To investigate the effects of die temperature increase due to continuous forging, five parts were forged consecutively (Fig. 12). Sensor 12, which is placed with a distance of more than 10 mm from the forging area, shows a continuous increase of temperature. All other sensors have a periodic behaviour while the temperature before the stroke increases with every stroke. The maximum temperature during the stroke, which is not dissolved in this diagram, does not increase significantly over the series. Sensor 6 and in some cases sensor 4 as well have a defect leading to a loss of signal. When looking at the data more closely and with a higher time resolution it can be seen that during the strokes, temperatures can be temporarily measured with both sensors though. The reason is suspected to originate from wear of the Al2O3 layer at the curved areas of the die leading to temporary shorts or disruptions that are temporarily reversed by the stroke. The measurement also reveals at what time the forged part is taken out of the die. At this time, the temperatures of sensor 2, 10 and, 4, when sensor 4 works as planned, drop abruptly. Sensor 3 shows a slight delay due to its distance.
In the following, the press energy and the height of the mechanical end stops were modified (stroke #12–#17). Table 3 shows the changes that were made to the setup with the intention to find out the maximum workload the sensors can measure at.
In Fig. 13 four strokes were chosen representatively to demonstrate the effect of the setup changes. Unfortunately, sensors 4 and 6 showed further damage in stroke #12 and afterwards were out of order. Sensor 10 experiences the highest temperature of all sensors if in contact with the part. These are even higher than before due to the higher energy and the reduced end stop height with a maximum of about 550 °C. It can also be seen that sensor 3 takes a slightly larger dump with increased energy. After two strokes were performed with the final setup, all sensors, except the two lying on top of the die (3 and 12), were no longer working due to increased wear.
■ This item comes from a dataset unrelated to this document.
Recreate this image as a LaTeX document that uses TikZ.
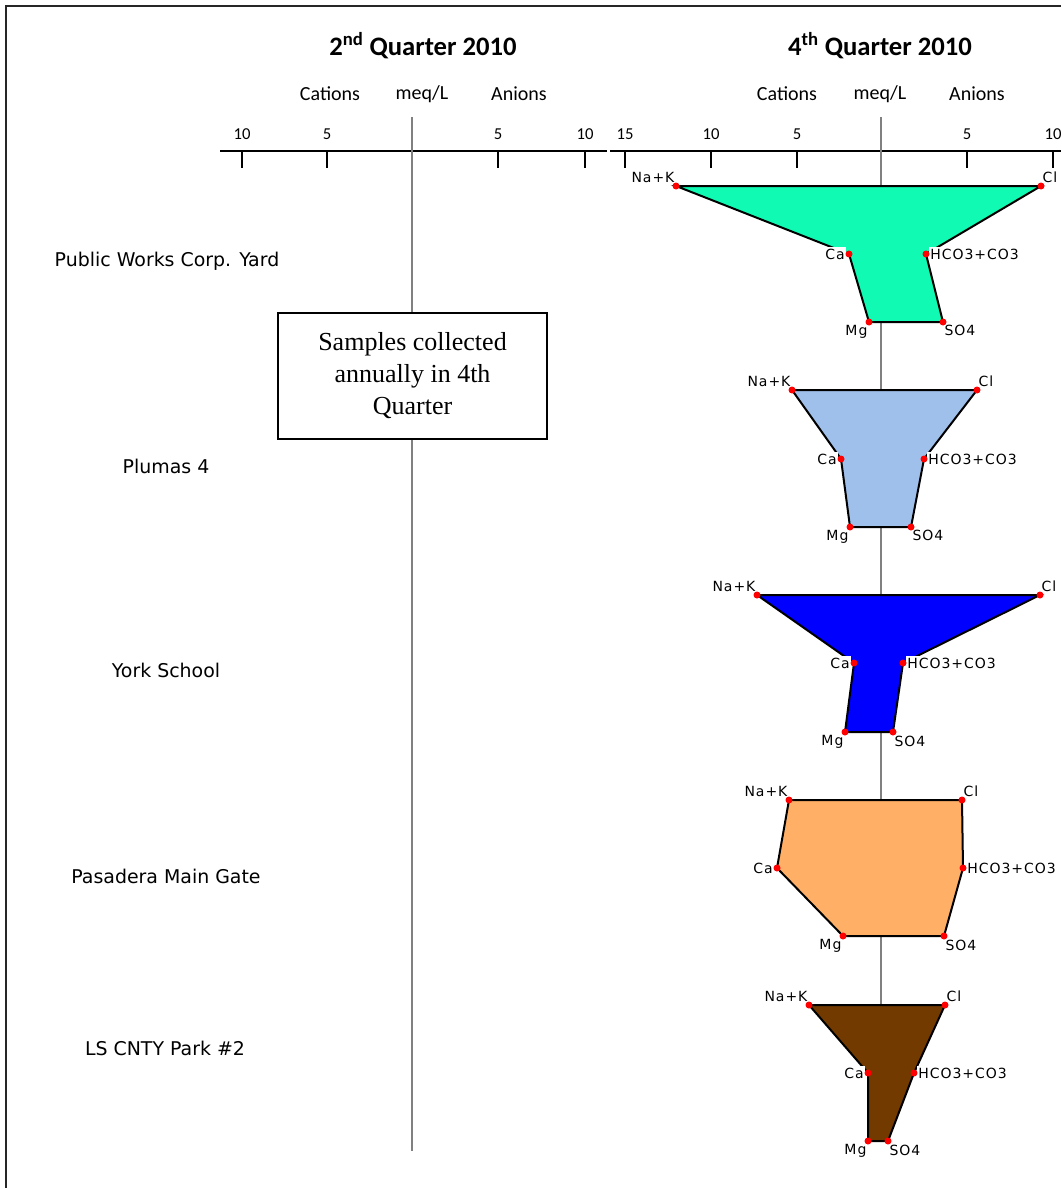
\documentclass[tikz,border=0pt]{standalone}
\usepackage{fontspec}
\newfontfamily\calibrifont{Carlito}
\newfontfamily\sitefont{DejaVu Sans}
\newfontfamily\ionfont[LetterSpace=7]{DejaVu Sans}
\newfontfamily\notefont{Liberation Serif}
\definecolor{pwcy}{RGB}{16,250,180}
\definecolor{plum}{RGB}{160,192,236}
\definecolor{york}{RGB}{0,0,255}
\definecolor{pasa}{RGB}{255,176,102}
\definecolor{lscp}{RGB}{115,58,0}
\definecolor{midgray}{RGB}{128,128,128}
\tikzset{
  stiff/.style={draw=black, line width=1.5pt, line join=miter},
  ion/.style={font=\ionfont\fontsize{10.5}{12}\selectfont, fill=white, inner sep=1pt},
  dot/.style={fill=red},
  site/.style={font=\sitefont\fontsize{14.2}{17}\selectfont},
  quarter/.style={font=\calibrifont\bfseries\fontsize{20}{24}\selectfont},
  axishead/.style={font=\calibrifont\fontsize{15}{18}\selectfont},
  ticklab/.style={font=\calibrifont\fontsize{12.5}{15}\selectfont},
  note/.style={draw, line width=1.1pt, fill=white, align=center,
    minimum width=201.75pt, minimum height=94.5pt,
    font=\notefont\fontsize{19.5}{24}\selectfont}
}
\begin{document}
\begin{tikzpicture}[x=0.75pt, y=-0.75pt]
  \useasboundingbox (0,0) rectangle (1061,1188);
  % frame
  \draw[line width=2pt, black!85] (6,1188) |- (1061,6);
  % headings
  \node[quarter] (q2) at (423,46) {2\textsuperscript{nd} Quarter 2010};
  \node[quarter] (q4) at (880,46) {4\textsuperscript{th} Quarter 2010};
  \node[axishead] (cat2) at (330,94) {Cations};
  \node[axishead] (meq2) at (422,94) {meq/L};
  \node[axishead] (an2) at (519,94) {Anions};
  \node[axishead] (cat4) at (787,94) {Cations};
  \node[axishead] (meq4) at (880,94) {meq/L};
  \node[axishead] (an4) at (977,94) {Anions};
  % axes
  \coordinate (ax2w) at (220,151);
  \coordinate (ax2e) at (607,151);
  \coordinate (ax4w) at (610,151);
  \coordinate (ax4e) at (1061,151);
  \begin{scope}[line width=1.5pt]
    \draw (ax2w) -- (ax2e);
    \draw (ax4w) -- (ax4e);
    \draw (242,151) -- (242,168);
    \draw (327,151) -- (327,168);
    \draw (498,151) -- (498,168);
    \draw (585,151) -- (585,168);
    \draw (625,151) -- (625,168);
    \draw (711,151) -- (711,168);
    \draw (797,151) -- (797,168);
    \draw (967,151) -- (967,168);
    \draw (1053,151) -- (1053,168);
  \end{scope}
  \node[ticklab] (t2a) at (242,134) {10};
  \node[ticklab] (t2b) at (327,134) {5};
  \node[ticklab] (t2c) at (498,134) {5};
  \node[ticklab] (t2d) at (585,134) {10};
  \node[ticklab] (t4a) at (625,134) {15};
  \node[ticklab] (t4b) at (711,134) {10};
  \node[ticklab] (t4c) at (797,134) {5};
  \node[ticklab] (t4d) at (967,134) {5};
  \node[ticklab] (t4e) at (1053,134) {10};
  % zero lines
  \coordinate (z2top) at (412,117);
  \coordinate (z2bot) at (412,1151);
  \coordinate (z4top) at (881,117);
  \coordinate (z4bot) at (881,1141);
  \draw[midgray, line width=1.1pt] (z2top) -- (z2bot);
  \draw[midgray, line width=1.1pt] (z4top) -- (z4bot);
  % note
  \node[note] (notebox) at (412.5,376) {Samples collected\\annually in 4th\\Quarter};
  % sites
  \node[site] (s1) at (167,261) {Public Works Corp. Yard};
  \node[site] (s2) at (166,466) {Plumas 4};
  \node[site] (s3) at (166,670) {York School};
  \node[site] (s4) at (166,876) {Pasadera Main Gate};
  \node[site] (s5) at (165,1048) {LS CNTY Park \#2};
  % Public Works Corp. Yard
  \draw[stiff, fill=pwcy] (676,186) coordinate (nak1) -- (1041,186) coordinate (cl1)
    -- (926,254) coordinate (hco1) -- (943,322) coordinate (so1)
    -- (869,322) coordinate (mg1) -- (849,254) coordinate (ca1) -- cycle;
  \node[ion, anchor=south east] (nak1t) at ([yshift=1pt]nak1) {Na+K};
  \node[ion, anchor=south west] (cl1t) at ([yshift=1pt]cl1) {Cl};
  \node[ion, anchor=west] (hco1t) at ([xshift=2pt]hco1) {HCO3+CO3};
  \node[ion, anchor=north west] (so1t) at ([yshift=-1.5pt]so1) {SO4};
  \node[ion, anchor=north east] (mg1t) at ([yshift=-1.5pt]mg1) {Mg};
  \node[ion, anchor=east] (ca1t) at ([xshift=-2pt]ca1) {Ca};
  \foreach \v in {nak1,cl1,hco1,so1,mg1,ca1} \fill[dot] (\v) circle (3.5);
  % Plumas 4
  \draw[stiff, fill=plum] (792,390) coordinate (nak2) -- (977,390) coordinate (cl2)
    -- (924,459) coordinate (hco2) -- (911,527) coordinate (so2)
    -- (850,527) coordinate (mg2) -- (841,459) coordinate (ca2) -- cycle;
  \node[ion, anchor=south east] (nak2t) at ([yshift=1pt]nak2) {Na+K};
  \node[ion, anchor=south west] (cl2t) at ([yshift=1pt]cl2) {Cl};
  \node[ion, anchor=west] (hco2t) at ([xshift=2pt]hco2) {HCO3+CO3};
  \node[ion, anchor=north west] (so2t) at ([yshift=-1.5pt]so2) {SO4};
  \node[ion, anchor=north east] (mg2t) at ([yshift=-1.5pt]mg2) {Mg};
  \node[ion, anchor=east] (ca2t) at ([xshift=-2pt]ca2) {Ca};
  \foreach \v in {nak2,cl2,hco2,so2,mg2,ca2} \fill[dot] (\v) circle (3.5);
  % York School
  \draw[stiff, fill=york] (757,595) coordinate (nak3) -- (1040,595) coordinate (cl3)
    -- (903,663) coordinate (hco3) -- (893,732) coordinate (so3)
    -- (845,732) coordinate (mg3) -- (854,663) coordinate (ca3) -- cycle;
  \node[ion, anchor=south east] (nak3t) at ([yshift=1pt]nak3) {Na+K};
  \node[ion, anchor=south west] (cl3t) at ([yshift=1pt]cl3) {Cl};
  \node[ion, anchor=west] (hco3t) at ([xshift=2pt]hco3) {HCO3+CO3};
  \node[ion, anchor=north west] (so3t) at ([yshift=-1.5pt]so3) {SO4};
  \node[ion, anchor=north east] (mg3t) at ([yshift=-1.5pt]mg3) {Mg};
  \node[ion, anchor=east] (ca3t) at ([xshift=-2pt]ca3) {Ca};
  \foreach \v in {nak3,cl3,hco3,so3,mg3,ca3} \fill[dot] (\v) circle (3.5);
  % Pasadera Main Gate
  \draw[stiff, fill=pasa] (789,800) coordinate (nak4) -- (962,800) coordinate (cl4)
    -- (963,868) coordinate (hco4) -- (944,936) coordinate (so4)
    -- (843,936) coordinate (mg4) -- (777,868) coordinate (ca4) -- cycle;
  \node[ion, anchor=south east] (nak4t) at ([yshift=1pt]nak4) {Na+K};
  \node[ion, anchor=south west] (cl4t) at ([yshift=1pt]cl4) {Cl};
  \node[ion, anchor=west] (hco4t) at ([xshift=2pt]hco4) {HCO3+CO3};
  \node[ion, anchor=north west] (so4t) at ([yshift=-1.5pt]so4) {SO4};
  \node[ion, anchor=north east] (mg4t) at ([yshift=-1.5pt]mg4) {Mg};
  \node[ion, anchor=east] (ca4t) at ([xshift=-2pt]ca4) {Ca};
  \foreach \v in {nak4,cl4,hco4,so4,mg4,ca4} \fill[dot] (\v) circle (3.5);
  % LS CNTY Park #2
  \draw[stiff, fill=lscp] (809,1005) coordinate (nak5) -- (945,1005) coordinate (cl5)
    -- (914,1073) coordinate (hco5) -- (888,1141) coordinate (so5)
    -- (868,1141) coordinate (mg5) -- (868,1073) coordinate (ca5) -- cycle;
  \node[ion, anchor=south east] (nak5t) at ([yshift=1pt]nak5) {Na+K};
  \node[ion, anchor=south west] (cl5t) at ([yshift=1pt]cl5) {Cl};
  \node[ion, anchor=west] (hco5t) at ([xshift=2pt]hco5) {HCO3+CO3};
  \node[ion, anchor=north west] (so5t) at ([yshift=-1.5pt]so5) {SO4};
  \node[ion, anchor=north east] (mg5t) at ([yshift=-1.5pt]mg5) {Mg};
  \node[ion, anchor=east] (ca5t) at ([xshift=-2pt]ca5) {Ca};
  \foreach \v in {nak5,cl5,hco5,so5,mg5,ca5} \fill[dot] (\v) circle (3.5);
\end{tikzpicture}
\end{document}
The effect of increased energy and reduced end stop height can be analysed in more detail when looking at the temperature profile of sensor 1 (see Fig. 14). All strokes with changed parameters are depicted in the diagram. While the energy increase from 10 to 28% has no effect due to the part not coming in contact with the sensor, this is the case when the end stop height is reduced from 32.5 to 31.4 mm. In two out of three strokes performed with these parameters a modest temperature rise can be observed. The deviation of the third stroke is again attributed to manual positioning of the billet. Another energy change to 35% leads to even higher temperatures of up to 330 °C, indicating that the sensor is at the border up to where the part is forged and therefore being a good indicator for the measure of form filling within the forging die.